O Futuro Chegou, e Ele Precisa Ser Resfriado

Parece que o roteiro de "2001: Uma Odisseia no Espaço" finalmente encontrou a planilha de custos do mundo corporativo. A Bluefors, uma empresa finlandesa conhecida por fabricar sistemas de refrigeração que deixariam o vácuo do espaço com inveja, acaba de anunciar a maior compra de um recurso natural extraterrestre da história. Em parceria com a Interlune, uma companhia espacial fundada por ex-executivos da Blue Origin e um astronauta da Apollo, a Bluefors garantiu um suprimento de Hélio-3 extraído diretamente da superfície lunar. O valor da brincadeira? Mais de 300 milhões de dólares.

Este não é apenas um contrato de fornecimento; é o pontapé inicial para uma nova economia interplanetária. A Interlune, com sua expertise que mescla a nova corrida espacial com a experiência clássica da NASA, se comprometeu a entregar o gás que pode destravar o verdadeiro potencial da computação quântica. O acordo assinado prevê um fornecimento de até 10.000 litros de Hélio-3 por ano, com as entregas programadas para ocorrer entre 2028 e 2037. A contagem regressiva para a primeira remessa comercial da Lua para a Terra já começou.

Por que Usar Gás Lunar para Gelar um Supercomputador?

A resposta curta é: porque os computadores quânticos são as maiores divas do universo tecnológico. Os blocos fundamentais dessas máquinas, os famosos qubits, são extremamente sensíveis. Qualquer pequena variação de calor, por menor que seja, pode gerar erros de cálculo e transformar uma computação revolucionária em ruído digital. Eles não pedem silêncio, eles exigem o frio absoluto.

É aqui que a Bluefors entra em cena. Seus refrigeradores de diluição são projetados para um único propósito: criar um ambiente tão frio que os qubits possam operar com estabilidade. Para atingir essa meta, eles utilizam uma mistura de isótopos de hélio, Hélio-4 e o raríssimo Hélio-3. Essa combinação permite que os sistemas da empresa alcancem temperaturas abaixo de 10 milikelvins. Para colocar em perspectiva, isso equivale a -273,14 °C, uma temperatura mais fria que a do espaço profundo, e a uma fração de grau do zero absoluto, o limite final de frio do universo.

O problema é que o Hélio-3 é incrivelmente escasso na Terra. Já na Lua, bombardeada por ventos solares por bilhões de anos, ele é abundante. A Interlune estima que nosso satélite natural abrigue mais de um milhão de toneladas métricas do isótopo, transformando a poeira lunar em uma mina de ouro para a tecnologia do futuro.

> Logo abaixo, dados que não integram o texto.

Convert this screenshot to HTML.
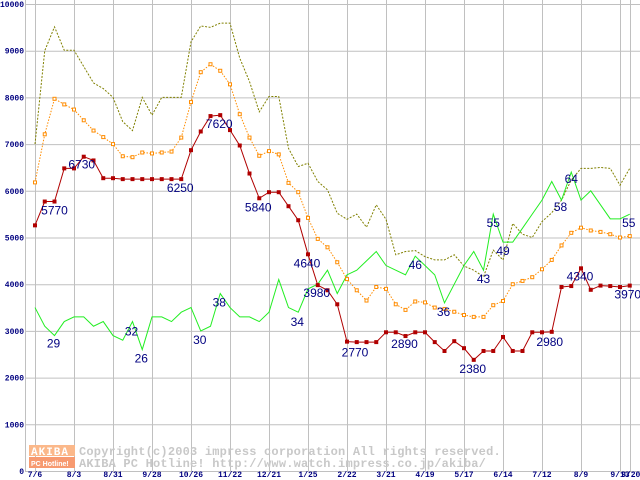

A Escala da Revolução Quântica

O investimento massivo da Bluefors não é um capricho, mas uma necessidade estratégica para o futuro da computação. Os computadores quânticos atuais já operam com mais de mil qubits, mas isso é apenas o começo da jornada. Para que essas máquinas atinjam um patamar comercialmente viável, seja em data centers ou em sistemas dedicados, a projeção é que precisem de um milhão de qubits ou mais.

Essa expansão exponencial na capacidade de processamento vem com uma demanda igualmente massiva por refrigeração. Estima-se que cada uma dessas futuras máquinas quânticas possa exigir milhares de litros de Hélio-3 para funcionar. A conta é simples: sem mineração lunar, a revolução quântica poderia literalmente superaquecer antes mesmo de começar. Com um valor de mercado estimado em 20 milhões de dólares por quilograma (equivalente a cerca de 7.500 litros), o Hélio-3 não é apenas um gás refrigerante, é um ativo estratégico que vale mais que seu peso em qualquer metal precioso terrestre.

O Primeiro Passo de Uma Nova Economia Espacial

Este acordo entre a Bluefors e a Interlune transcende a tecnologia quântica. Ele representa a materialização de um sonho que, até agora, vivia apenas na ficção científica: a exploração de recursos espaciais para uso na Terra. O que começa com Hélio-3 para computadores pode, no futuro, se expandir para outros minerais e elementos essenciais para indústrias de alta tecnologia.

Estamos testemunhando o nascimento de uma cadeia de suprimentos que se estende por 384.400 quilômetros, da superfície poeirenta da Lua aos laboratórios mais avançados do nosso planeta. A aposta da Bluefors é um sinal claro de que o futuro da inovação tecnológica não está mais confinado às fronteiras da Terra. Para construir as máquinas que resolverão os problemas de amanhã, teremos que, literalmente, buscar as respostas nas estrelas.